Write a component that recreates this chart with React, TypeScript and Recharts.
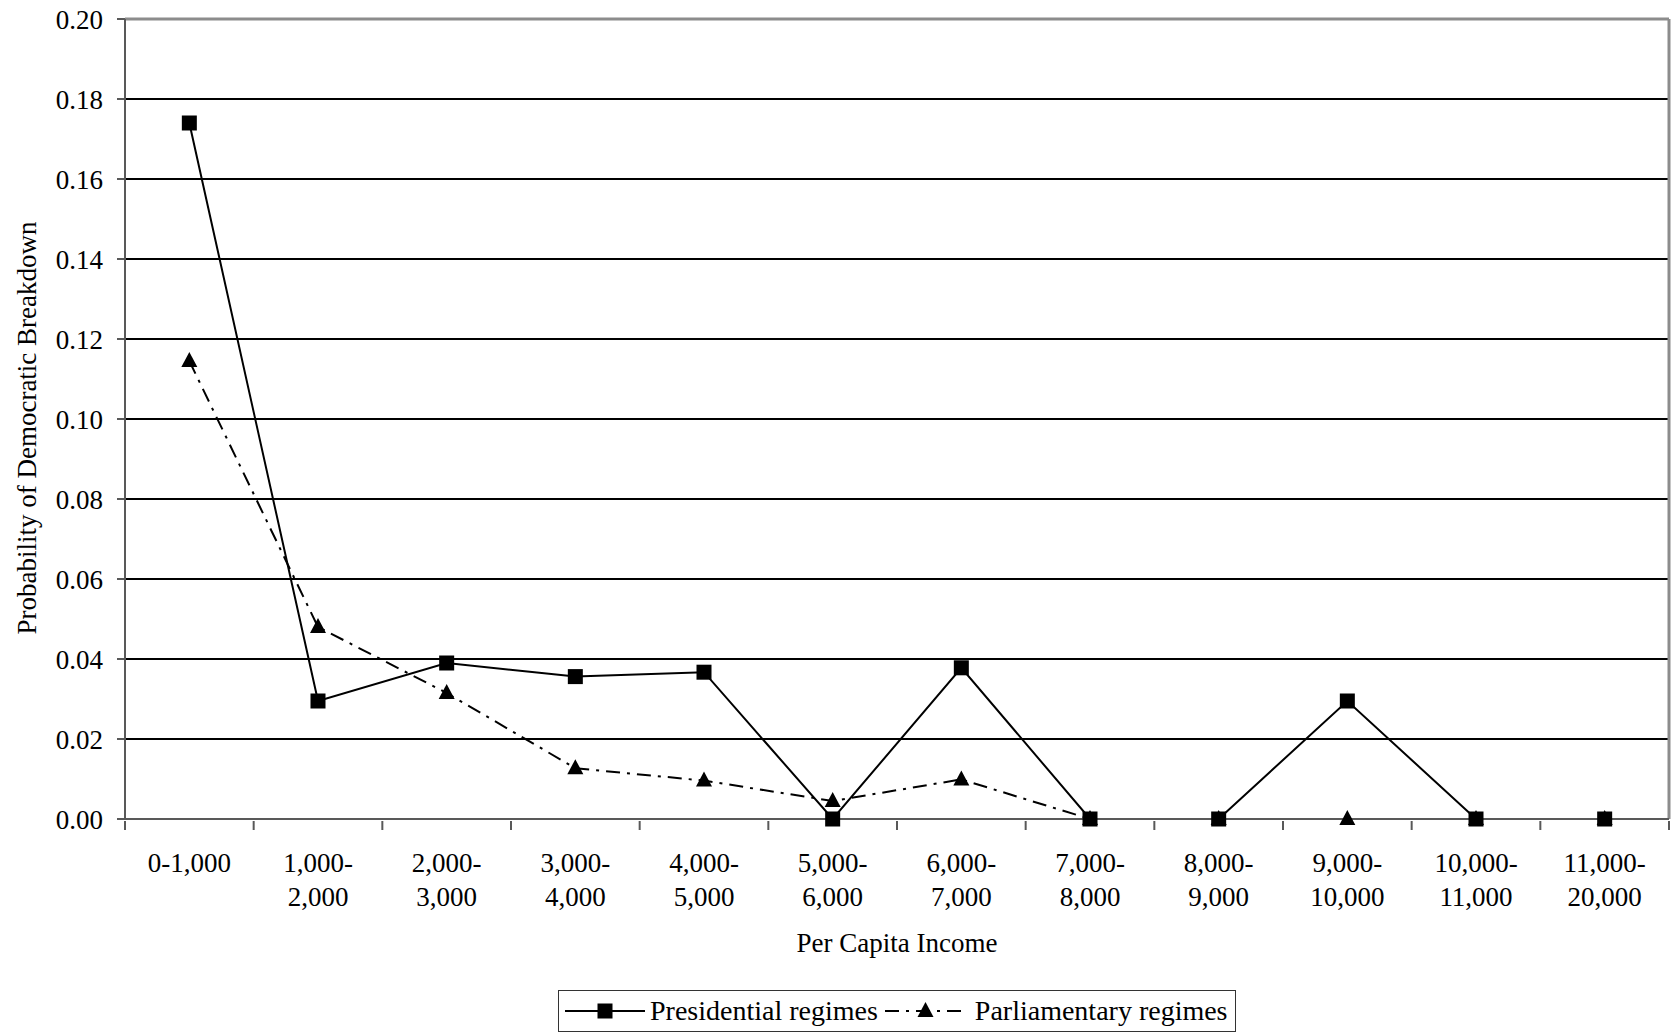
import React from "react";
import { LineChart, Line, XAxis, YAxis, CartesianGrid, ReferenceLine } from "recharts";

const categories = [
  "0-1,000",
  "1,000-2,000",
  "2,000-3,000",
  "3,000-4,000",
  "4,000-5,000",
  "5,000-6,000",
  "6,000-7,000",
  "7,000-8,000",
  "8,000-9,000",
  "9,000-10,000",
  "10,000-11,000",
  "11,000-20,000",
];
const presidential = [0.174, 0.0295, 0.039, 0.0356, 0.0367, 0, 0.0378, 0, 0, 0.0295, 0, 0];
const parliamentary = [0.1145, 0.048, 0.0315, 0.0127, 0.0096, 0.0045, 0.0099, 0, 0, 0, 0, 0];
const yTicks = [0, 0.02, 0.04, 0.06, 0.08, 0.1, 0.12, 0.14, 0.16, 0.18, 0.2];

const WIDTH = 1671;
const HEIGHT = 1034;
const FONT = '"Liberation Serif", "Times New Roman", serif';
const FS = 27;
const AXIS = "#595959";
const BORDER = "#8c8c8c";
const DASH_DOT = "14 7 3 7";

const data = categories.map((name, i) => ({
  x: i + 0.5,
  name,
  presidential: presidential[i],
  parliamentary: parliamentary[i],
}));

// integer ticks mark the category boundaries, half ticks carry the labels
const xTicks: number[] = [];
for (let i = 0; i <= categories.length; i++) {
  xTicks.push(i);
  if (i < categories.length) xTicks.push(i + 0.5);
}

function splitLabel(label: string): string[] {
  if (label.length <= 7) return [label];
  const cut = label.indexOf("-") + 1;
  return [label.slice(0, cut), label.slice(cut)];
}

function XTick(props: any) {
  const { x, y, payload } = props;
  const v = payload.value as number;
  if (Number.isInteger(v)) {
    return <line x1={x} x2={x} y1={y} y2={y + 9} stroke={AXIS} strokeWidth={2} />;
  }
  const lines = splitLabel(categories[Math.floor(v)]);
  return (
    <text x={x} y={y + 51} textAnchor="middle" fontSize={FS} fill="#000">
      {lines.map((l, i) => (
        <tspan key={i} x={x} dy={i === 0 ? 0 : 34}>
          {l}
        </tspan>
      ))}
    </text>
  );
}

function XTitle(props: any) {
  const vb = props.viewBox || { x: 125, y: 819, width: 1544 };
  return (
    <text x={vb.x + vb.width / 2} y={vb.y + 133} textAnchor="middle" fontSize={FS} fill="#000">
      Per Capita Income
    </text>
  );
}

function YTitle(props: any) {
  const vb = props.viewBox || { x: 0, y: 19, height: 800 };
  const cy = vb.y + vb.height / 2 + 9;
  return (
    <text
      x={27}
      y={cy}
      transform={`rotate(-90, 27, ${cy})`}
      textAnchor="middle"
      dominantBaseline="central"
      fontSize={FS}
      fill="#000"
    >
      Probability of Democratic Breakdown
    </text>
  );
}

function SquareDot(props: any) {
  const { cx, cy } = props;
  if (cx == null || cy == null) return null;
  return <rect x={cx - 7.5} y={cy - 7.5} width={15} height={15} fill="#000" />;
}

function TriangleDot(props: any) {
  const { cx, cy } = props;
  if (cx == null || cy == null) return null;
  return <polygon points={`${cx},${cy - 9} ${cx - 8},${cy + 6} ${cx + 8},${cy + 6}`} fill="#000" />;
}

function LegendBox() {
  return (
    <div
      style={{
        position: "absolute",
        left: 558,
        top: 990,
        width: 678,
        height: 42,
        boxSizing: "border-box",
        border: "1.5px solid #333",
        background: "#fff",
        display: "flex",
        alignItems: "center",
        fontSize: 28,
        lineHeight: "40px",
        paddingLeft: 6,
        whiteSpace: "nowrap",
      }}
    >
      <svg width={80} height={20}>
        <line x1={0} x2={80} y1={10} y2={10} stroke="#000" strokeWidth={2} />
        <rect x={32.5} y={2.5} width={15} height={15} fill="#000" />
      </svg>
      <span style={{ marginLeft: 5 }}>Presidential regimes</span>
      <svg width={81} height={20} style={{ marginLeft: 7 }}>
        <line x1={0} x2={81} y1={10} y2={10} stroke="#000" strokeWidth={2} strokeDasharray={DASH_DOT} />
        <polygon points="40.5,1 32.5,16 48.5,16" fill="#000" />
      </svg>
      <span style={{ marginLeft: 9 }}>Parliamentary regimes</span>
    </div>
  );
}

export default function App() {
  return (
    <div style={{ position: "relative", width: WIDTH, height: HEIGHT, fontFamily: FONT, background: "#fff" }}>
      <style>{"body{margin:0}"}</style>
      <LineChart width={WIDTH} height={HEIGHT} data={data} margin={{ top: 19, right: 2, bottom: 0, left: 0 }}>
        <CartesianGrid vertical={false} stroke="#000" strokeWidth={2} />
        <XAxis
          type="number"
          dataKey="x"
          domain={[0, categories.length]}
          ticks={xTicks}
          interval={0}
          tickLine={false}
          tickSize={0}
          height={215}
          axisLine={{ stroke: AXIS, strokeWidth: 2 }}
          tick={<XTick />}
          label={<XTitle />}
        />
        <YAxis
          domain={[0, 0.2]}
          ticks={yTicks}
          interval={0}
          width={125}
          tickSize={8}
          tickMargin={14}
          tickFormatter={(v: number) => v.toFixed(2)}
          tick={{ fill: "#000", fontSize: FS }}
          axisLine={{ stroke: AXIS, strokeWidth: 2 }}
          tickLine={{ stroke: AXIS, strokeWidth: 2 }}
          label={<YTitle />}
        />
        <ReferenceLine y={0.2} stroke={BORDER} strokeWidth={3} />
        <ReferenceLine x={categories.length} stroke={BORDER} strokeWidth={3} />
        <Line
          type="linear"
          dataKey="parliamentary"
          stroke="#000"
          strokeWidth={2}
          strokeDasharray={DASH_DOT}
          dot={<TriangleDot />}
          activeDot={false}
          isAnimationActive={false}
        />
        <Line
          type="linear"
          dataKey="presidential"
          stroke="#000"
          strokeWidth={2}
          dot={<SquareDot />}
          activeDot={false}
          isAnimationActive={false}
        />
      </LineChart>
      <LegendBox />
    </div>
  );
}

+-------+

→ **Problem to solve**: Give every line above again exactly, with no pictures.

→ **Result for this exercise**:
Write a component that recreates this chart with React, TypeScript and Recharts.
import React from "react";
import { LineChart, Line, XAxis, YAxis, CartesianGrid, ReferenceLine } from "recharts";

const categories = [
  "0-1,000",
  "1,000-2,000",
  "2,000-3,000",
  "3,000-4,000",
  "4,000-5,000",
  "5,000-6,000",
  "6,000-7,000",
  "7,000-8,000",
  "8,000-9,000",
  "9,000-10,000",
  "10,000-11,000",
  "11,000-20,000",
];
const presidential = [0.174, 0.0295, 0.039, 0.0356, 0.0367, 0, 0.0378, 0, 0, 0.0295, 0, 0];
const parliamentary = [0.1145, 0.048, 0.0315, 0.0127, 0.0096, 0.0045, 0.0099, 0, 0, 0, 0, 0];
const yTicks = [0, 0.02, 0.04, 0.06, 0.08, 0.1, 0.12, 0.14, 0.16, 0.18, 0.2];

const WIDTH = 1671;
const HEIGHT = 1034;
const FONT = '"Liberation Serif", "Times New Roman", serif';
const FS = 27;
const AXIS = "#595959";
const BORDER = "#8c8c8c";
const DASH_DOT = "14 7 3 7";

const data = categories.map((name, i) => ({
  x: i + 0.5,
  name,
  presidential: presidential[i],
  parliamentary: parliamentary[i],
}));

// integer ticks mark the category boundaries, half ticks carry the labels
const xTicks: number[] = [];
for (let i = 0; i <= categories.length; i++) {
  xTicks.push(i);
  if (i < categories.length) xTicks.push(i + 0.5);
}

function splitLabel(label: string): string[] {
  if (label.length <= 7) return [label];
  const cut = label.indexOf("-") + 1;
  return [label.slice(0, cut), label.slice(cut)];
}

function XTick(props: any) {
  const { x, y, payload } = props;
  const v = payload.value as number;
  if (Number.isInteger(v)) {
    return <line x1={x} x2={x} y1={y} y2={y + 9} stroke={AXIS} strokeWidth={2} />;
  }
  const lines = splitLabel(categories[Math.floor(v)]);
  return (
    <text x={x} y={y + 51} textAnchor="middle" fontSize={FS} fill="#000">
      {lines.map((l, i) => (
        <tspan key={i} x={x} dy={i === 0 ? 0 : 34}>
          {l}
        </tspan>
      ))}
    </text>
  );
}

function XTitle(props: any) {
  const vb = props.viewBox || { x: 125, y: 819, width: 1544 };
  return (
    <text x={vb.x + vb.width / 2} y={vb.y + 133} textAnchor="middle" fontSize={FS} fill="#000">
      Per Capita Income
    </text>
  );
}

function YTitle(props: any) {
  const vb = props.viewBox || { x: 0, y: 19, height: 800 };
  const cy = vb.y + vb.height / 2 + 9;
  return (
    <text
      x={27}
      y={cy}
      transform={`rotate(-90, 27, ${cy})`}
      textAnchor="middle"
      dominantBaseline="central"
      fontSize={FS}
      fill="#000"
    >
      Probability of Democratic Breakdown
    </text>
  );
}

function SquareDot(props: any) {
  const { cx, cy } = props;
  if (cx == null || cy == null) return null;
  return <rect x={cx - 7.5} y={cy - 7.5} width={15} height={15} fill="#000" />;
}

function TriangleDot(props: any) {
  const { cx, cy } = props;
  if (cx == null || cy == null) return null;
  return <polygon points={`${cx},${cy - 9} ${cx - 8},${cy + 6} ${cx + 8},${cy + 6}`} fill="#000" />;
}

function LegendBox() {
  return (
    <div
      style={{
        position: "absolute",
        left: 558,
        top: 990,
        width: 678,
        height: 42,
        boxSizing: "border-box",
        border: "1.5px solid #333",
        background: "#fff",
        display: "flex",
        alignItems: "center",
        fontSize: 28,
        lineHeight: "40px",
        paddingLeft: 6,
        whiteSpace: "nowrap",
      }}
    >
      <svg width={80} height={20}>
        <line x1={0} x2={80} y1={10} y2={10} stroke="#000" strokeWidth={2} />
        <rect x={32.5} y={2.5} width={15} height={15} fill="#000" />
      </svg>
      <span style={{ marginLeft: 5 }}>Presidential regimes</span>
      <svg width={81} height={20} style={{ marginLeft: 7 }}>
        <line x1={0} x2={81} y1={10} y2={10} stroke="#000" strokeWidth={2} strokeDasharray={DASH_DOT} />
        <polygon points="40.5,1 32.5,16 48.5,16" fill="#000" />
      </svg>
      <span style={{ marginLeft: 9 }}>Parliamentary regimes</span>
    </div>
  );
}

export default function App() {
  return (
    <div style={{ position: "relative", width: WIDTH, height: HEIGHT, fontFamily: FONT, background: "#fff" }}>
      <style>{"body{margin:0}"}</style>
      <LineChart width={WIDTH} height={HEIGHT} data={data} margin={{ top: 19, right: 2, bottom: 0, left: 0 }}>
        <CartesianGrid vertical={false} stroke="#000" strokeWidth={2} />
        <XAxis
          type="number"
          dataKey="x"
          domain={[0, categories.length]}
          ticks={xTicks}
          interval={0}
          tickLine={false}
          tickSize={0}
          height={215}
          axisLine={{ stroke: AXIS, strokeWidth: 2 }}
          tick={<XTick />}
          label={<XTitle />}
        />
        <YAxis
          domain={[0, 0.2]}
          ticks={yTicks}
          interval={0}
          width={125}
          tickSize={8}
          tickMargin={14}
          tickFormatter={(v: number) => v.toFixed(2)}
          tick={{ fill: "#000", fontSize: FS }}
          axisLine={{ stroke: AXIS, strokeWidth: 2 }}
          tickLine={{ stroke: AXIS, strokeWidth: 2 }}
          label={<YTitle />}
        />
        <ReferenceLine y={0.2} stroke={BORDER} strokeWidth={3} />
        <ReferenceLine x={categories.length} stroke={BORDER} strokeWidth={3} />
        <Line
          type="linear"
          dataKey="parliamentary"
          stroke="#000"
          strokeWidth={2}
          strokeDasharray={DASH_DOT}
          dot={<TriangleDot />}
          activeDot={false}
          isAnimationActive={false}
        />
        <Line
          type="linear"
          dataKey="presidential"
          stroke="#000"
          strokeWidth={2}
          dot={<SquareDot />}
          activeDot={false}
          isAnimationActive={false}
        />
      </LineChart>
      <LegendBox />
    </div>
  );
}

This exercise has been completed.